Kara Delikler Hakkında 15 Şaşırtıcı Gerçek
Kara delikler hakkında bilinenler, bilim kurgu filmlerini aratmayacak kadar şaşırtıcıdır. İşte bu gizemli kozmik yapılar hakkında daha derin bir anlayış kazanmanızı sağlayacak bazı ilginç gerçekler:
- Kara delikler birer “delik” değildir: Boşluk olmak yerine, inanılmaz derecede küçük bir alana sıkışmış aşırı yoğun madde yığınlarıdır.
- Elektrik süpürgesi gibi davranmazlar: Yörüngelerine girmeyen cisimleri aktif olarak “emmezler”. Bir yıldız, aynı kütledeki bir kara delikle yer değiştirseydi, gezegenler yörüngelerinde dönmeye devam ederdi.
- Zamanı yavaşlatırlar: Bir kara deliğin Olay Ufku’na yaklaştıkça, kütle çekimi o kadar güçlenir ki zaman, dışarıdaki bir gözlemciye göre daha yavaş akmaya başlar.
- Spagettileşme (Spaghettification) gerçek bir olgudur: Bir kara deliğe düşen bir nesne, baş ve ayaklarındaki kütle çekim farkından dolayı ince uzun bir makarna gibi gerilerek parçalanır.
- Her boyutta olabilirler: Teorik olarak bir atom boyutundan milyarlarca kilometre çapa kadar farklı boyutlarda kara delikler var olabilir.
- Buharlaşabilirler: Stephen Hawking tarafından öne sürülen “Hawking Radyasyonu” teorisine göre, kara delikler çok yavaş bir şekilde enerji kaybederek zamanla buharlaşabilirler.
- Ses çıkarabilirler: Doğrudan ses dalgaları yaymasalar da, çevrelerindeki gaz ve plazma ile etkileşimleri, devasa uzay teleskopları tarafından “ses” olarak yorumlanabilen dalgalanmalar yaratır.
- En yakın kara delik sanıldığından daha yakındır: Gaia BH1 olarak adlandırılan ve bize yaklaşık 1.600 ışık yılı uzaklıkta bulunan kara delik, bilinen en yakın komşumuzdur.
- Evrenin en parlak nesnelerine güç verirler: Kuasarlar, merkezlerindeki süperkütleli kara deliklerin etrafında dönen ve aşırı ısınan maddelerin yaydığı ışıma sayesinde evrenin en parlak cisimleri olarak bilinirler.
- Dönme hareketi yaparlar: Çoğu kara delik, oluştukları yıldızın açısal momentumunu koruduğu için kendi ekseni etrafında döner. Bu dönüş, uzay-zamanı da beraberinde sürükler.

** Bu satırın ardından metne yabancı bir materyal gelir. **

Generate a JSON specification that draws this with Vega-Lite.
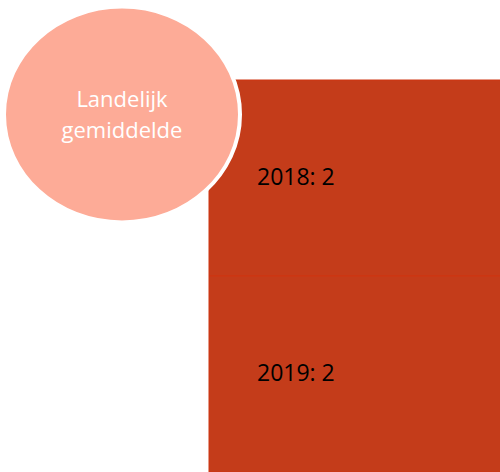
{
  "$schema": "https://vega.github.io/schema/vega-lite/v6.json",
  "width": 500,
  "height": 472,
  "padding": 0,
  "autosize": {"type": "none"},
  "background": "white",
  "config": {"view": {"stroke": null}},
  "datasets": {
    "years": [
      {"year": "2018", "value": 2, "label": "2018: 2"},
      {"year": "2019", "value": 2, "label": "2019: 2"}
    ],
    "avg": [
      {"label": "Landelijk gemiddelde", "cx": 122, "cy": 114.5}
    ]
  },
  "layer": [
    {
      "data": {"name": "years"},
      "layer": [
        {
          "mark": {"type": "bar", "color": "#C43C1A", "stroke": "#CF3510", "strokeWidth": 1},
          "encoding": {
            "y": {"field": "year", "type": "ordinal", "scale": {"range": [80, 472], "paddingInner": 0, "paddingOuter": 0}, "axis": null},
            "x": {"field": "value", "type": "quantitative", "scale": {"domain": [0, 2], "range": [209, 501], "nice": false}, "axis": null}
          }
        },
        {
          "mark": {"type": "text", "align": "left", "baseline": "middle", "dx": 48, "font": "Open Sans", "fontSize": 23, "color": "#000000"},
          "encoding": {
            "y": {"field": "year", "type": "ordinal", "axis": null},
            "x": {"datum": 0, "type": "quantitative"},
            "text": {"field": "label"}
          }
        }
      ]
    },
    {
      "data": {"name": "avg"},
      "layer": [
        {
          "mark": {"type": "point", "shape": "M-1,0A1,0.915,0,1,0,1,0A1,0.915,0,1,0,-1,0Z", "size": 55696, "filled": true, "fill": "#FDAB97", "stroke": "#FFFFFF", "strokeWidth": 4, "opacity": 1, "fillOpacity": 1, "strokeOpacity": 1},
          "encoding": {
            "x": {"field": "cx", "type": "quantitative", "scale": {"domain": [0, 500], "nice": false, "zero": false}, "axis": null},
            "y": {"field": "cy", "type": "quantitative", "scale": {"domain": [0, 472], "reverse": true, "nice": false, "zero": false}, "axis": null}
          }
        },
        {
          "mark": {"type": "text", "align": "center", "baseline": "alphabetic", "dy": -7.5, "lineBreak": " ", "lineHeight": 31, "font": "Open Sans", "fontSize": 22, "color": "#FFFFFF"},
          "encoding": {
            "x": {"field": "cx", "type": "quantitative"},
            "y": {"field": "cy", "type": "quantitative"},
            "text": {"field": "label"}
          }
        }
      ]
    }
  ],
  "resolve": {"scale": {"x": "independent", "y": "independent"}}
}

- Görüntülenen ilk kara delik M87 galaksisindedir: Olay Ufku Teleskobu tarafından 2019’da fotoğrafı çekilen kara delik, Dünya’dan 55 milyon ışık yılı uzaktadır.
- Samanyolu’nun merkezinde de bir tane var: Galaksimizin kalbinde, Sagittarius A* adında, yaklaşık 4 milyon Güneş kütlesinde bir süperkütleli kara delik bulunmaktadır.
- Işığı bükerek lens görevi görürler: Kütle çekimsel mercekleme adı verilen etki sayesinde, arkalarındaki galaksilerden veya yıldızlardan gelen ışığı bükerek onların görüntüsünü büyütebilir veya bozabilirler.
- Kara deliklerin birleşmesi uzay-zamanı dalgalandırır: İki kara delik birleştiğinde, kütle çekimsel dalgalar olarak bilinen ve evren boyunca yayılan titreşimler yaratırlar.
- Bilgi paradoksu içerirler: Kara deliğe düşen bilginin (maddenin kuantum durumu) tamamen yok olup olmadığı, modern fiziğin en büyük çözülmemiş problemlerinden biridir.
Sonuç: Evrenin Anlaşılmaz Devleri
Kara delikler, evrenin en uç ve en gizemli nesneleri olarak varlıklarını sürdürmektedir. Onlar, sadece yıldızların dramatik sonunu değil, aynı zamanda galaksilerin oluşumunu, zamanın doğasını ve fiziğin temel yasalarının sınırlarını da temsil eder. Bilim insanları, bu kozmik devleri inceleyerek evrenin başlangıcına ve nihai kaderine dair ipuçları aramaktadır. Her yeni keşif, kara deliklerin sır perdesini biraz daha aralarken, aynı zamanda ne kadar az şey bildiğimizi de yüzümüze vurmaktadır.